Though the band has yet to release an album, Butter has performed fairly regularly around the area over the past couple of years, and even toured the Midwest last summer with Wartime Blues. (“That was the best time ever,” Harold glows. “I could tour forever.”)

Now, the band is putting down stakes at the Top Hat for the month of January, where it will perform early shows every Thursday evening as this month’s Artist in Residence.

Musically, Butter spreads over a pleasingly broad smorgasbord of musical forms, with a generous dollop of what Harold aptly terms “dark folk.” Most of the songs play out at a brooding mid-tempo, frilled around by the sweet vocal harmonies of Brown and Harold and Netzloff’s aching guitar solos.

The band generally writes its original songs collaboratively, building around germs sprouted by Harold and Brown.

“When I write songs, I try to think about the magic that’s either in the world or that I want to be in the world,” said Brown.

“We write from dreams a lot,” added Harold, “which goes with the magical theme because I love the things that happen in dreams that are totally impossible.
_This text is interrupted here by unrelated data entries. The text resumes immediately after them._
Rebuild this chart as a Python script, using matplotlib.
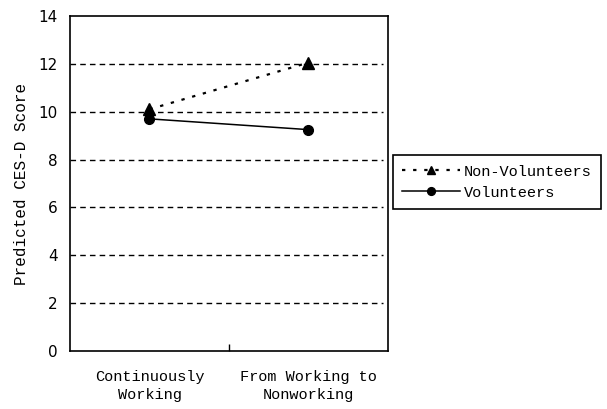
import matplotlib
matplotlib.use("Agg")
import matplotlib.pyplot as plt
from matplotlib.transforms import offset_copy

categories = ["Continuously\nWorking", "From Working to\nNonworking"]
non_volunteers = [10.1, 12.05]
volunteers = [9.7, 9.25]
yticks = [0, 2, 4, 6, 8, 10, 12, 14]

FONT = "Liberation Mono"

fig = plt.figure(figsize=(6.07, 4.09), dpi=100)
ax = fig.add_axes([0.1153, 0.1418, 0.5237, 0.8192])

x = [0.5, 1.5]
for g in [2, 4, 6, 8, 10, 12]:
    ax.axhline(g, xmin=0.0, xmax=0.985, color="black", lw=1.0, ls=(0, (4, 3)), zorder=1)

ax.plot(x, non_volunteers, color="black", ls=(0, (1.5, 3.5)), lw=1.6, marker="^",
        markersize=8, label="Non-Volunteers", zorder=3)
ax.plot(x, volunteers, color="black", ls="-", lw=1.1, marker="o",
        markersize=7, label="Volunteers", zorder=3)

ax.set_xlim(0, 2)
ax.set_ylim(0, 14)
ax.set_yticks(yticks)
ax.set_yticklabels([str(t) for t in yticks], fontsize=11, family="DejaVu Sans")
ax.tick_params(axis="y", length=0, pad=9)
ax.set_xticks([1])
ax.set_xticklabels([""])
ax.tick_params(axis="x", direction="in", length=5, width=1)
base = ax.get_xaxis_transform()
tr = offset_copy(base, fig=fig, x=0, y=-14, units="points")
for i, c in enumerate(categories):
    ax.text(x[i], 0, c, transform=tr, ha="center", va="top", fontsize=11,
            family=FONT, linespacing=1.3)
for s in ax.spines.values():
    s.set_linewidth(1.2)

ax.set_ylabel("Predicted CES-D Score", fontsize=11.5, family=FONT, labelpad=7)

leg = fig.legend(loc="upper left", bbox_to_anchor=(0.647, 0.621), frameon=True,
                 fancybox=False, edgecolor="black", framealpha=1,
                 prop={"family": FONT, "size": 11},
                 handlelength=3.8, borderpad=0.6, labelspacing=0.45, handletextpad=0.25,
                 borderaxespad=0, markerscale=0.8, handleheight=0.9)
leg.get_frame().set_linewidth(1.2)

fig.savefig("out.png", dpi=100)
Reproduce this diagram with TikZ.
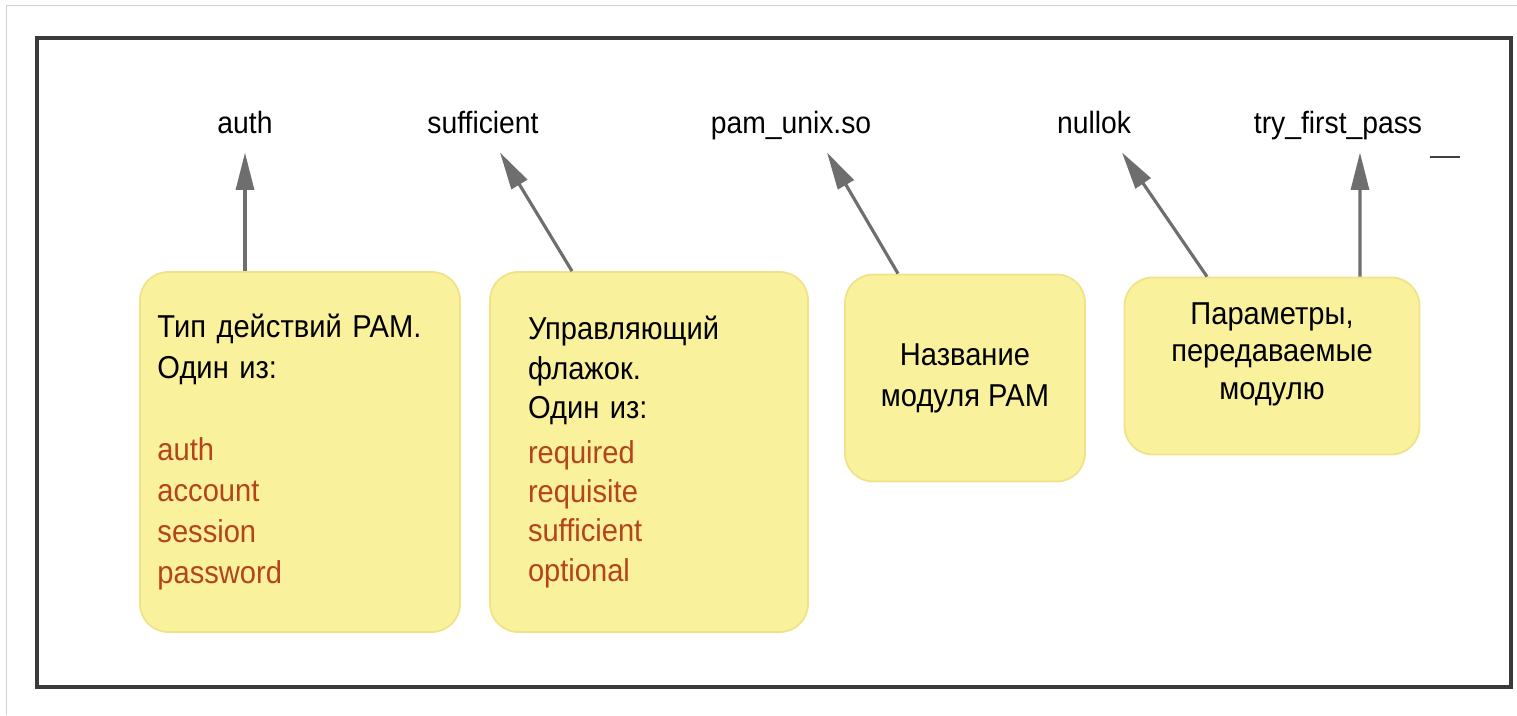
\documentclass[tikz,border=0pt]{standalone}
\usepackage{fontspec}
\setmainfont[FakeStretch=0.92]{Liberation Sans}
\usetikzlibrary{arrows.meta,calc}
\definecolor{noteyellow}{HTML}{FAF19C}
\definecolor{noteedge}{HTML}{EFE289}
\definecolor{listred}{HTML}{B4441C}
\definecolor{ptrgray}{HTML}{6E6E6E}
\definecolor{framegray}{HTML}{3A3A3A}

\begin{document}
\begin{tikzpicture}[scale=0.2]
    \tikzstyle{every node}+=[inner sep=0pt]
    \tikzstyle{lbl}=[font=\fontsize{17.5}{21}\selectfont, text depth=0pt]
    \tikzstyle{note}=[fill=noteyellow, draw=noteedge, line width=1pt, rounded corners=16pt, font=\fontsize{18}{23.3}\selectfont]
    \tikzstyle{ptr}=[draw=ptrgray, line width=1.8pt, -{Triangle[length=0.75cm, width=0.36cm]}]
    \useasboundingbox (0,0) rectangle (151.7,-71.5);
    \draw [gray!35] (0.6,-71.5) -- (0.6,-0.5) -- (151.7,-0.5);
    \draw [framegray, line width=2.2pt] (3.7,-3.8) rectangle (151.1,-68.7);
    % the line of the config file
    \node [lbl] (auth) at (24.5,-12.2) {auth};
    \node [lbl] (suff) at (48.3,-12.2) {sufficient};
    \node [lbl] (pamunix) at (79.1,-12.2) {pam\_unix.so};
    \node [lbl] (nullok) at (109.4,-12.2) {nullok};
    \node [lbl] (tfp) at (133.8,-12.2) {try\_first\_pass};
    \draw [black!75, line width=1.5pt] (143,-15.7) -- (146,-15.7);
    % notes
    \node [note, minimum width=6.4cm, minimum height=7.2cm, text width=5.7cm, align=left] (type) at (30,-45.2)
        {Тип действий PAM.\\
         Один из:\\[\baselineskip]
         \textcolor{listred}{auth}\\
         \textcolor{listred}{account}\\
         \textcolor{listred}{session}\\
         \textcolor{listred}{password}};
    \node [note, minimum width=6.36cm, minimum height=7.2cm, text width=4.84cm, align=left, font=\fontsize{18}{22.4}\selectfont] (flag) at (64.9,-45.2)
        {Управляющий\\
         флажок.\\
         Один из:\\[3pt]
         \textcolor{listred}{required}\\
         \textcolor{listred}{requisite}\\
         \textcolor{listred}{sufficient}\\
         \textcolor{listred}{optional}};
    \node [note, minimum width=4.8cm, minimum height=4.14cm, align=center] (modname) at (96.5,-37.8)
        {Название\\модуля PAM};
    \node [note, minimum width=5.9cm, minimum height=3.54cm, align=center, font=\fontsize{18}{21.2}\selectfont] (params) at (127.2,-36.6)
        {Параметры,\\передаваемые\\модулю\\[-4pt]};
    % pointers
    \draw [ptr] (type.north -| auth) -- ($(auth.south)+(0,-1.9)$);
    \draw [ptr] ($(flag.north)+(-7.7,0)$) -- ($(suff.south)+(1.7,-1.9)$);
    \draw [ptr] ($(modname.north)+(-6.7,0)$) -- ($(pamunix.south)+(3.6,-1.9)$);
    \draw [ptr] ($(params.north)+(-6.5,0)$) -- ($(nullok.south)+(2.8,-1.9)$);
    \draw [ptr] ($(params.north)+(8.8,0)$) -- ($(tfp.south)+(2.2,-1.9)$);
\end{tikzpicture}
\end{document}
We get a lot of inspiration from…”

“We like to mix our journals,” Brown continued, as if demonstrating her point by finishing Harold’s. “So it’s a combination of all that.”

“And,” added Harold, “we’re not afraid to rap.”

Taken together, it all goes over easy; yet Harold said that as the band prepares to release its debut album early this year, it’s considering a change of name.

“We started out wanting a name that was wholesome and simple and creamy,” she said. “I don’t think we’re so creamy anymore. But I’m not sure exactly what we are instead.”

Butter appears every Thursday in January at the Top Hat. Shows begin at 6 p.m., admission is free, and children are welcome — with the exception of the performance on Jan. 13, which is part of an evening-long fundraiser for Watson Children’s Shelter. That show begins at 8 p.m. and is $5.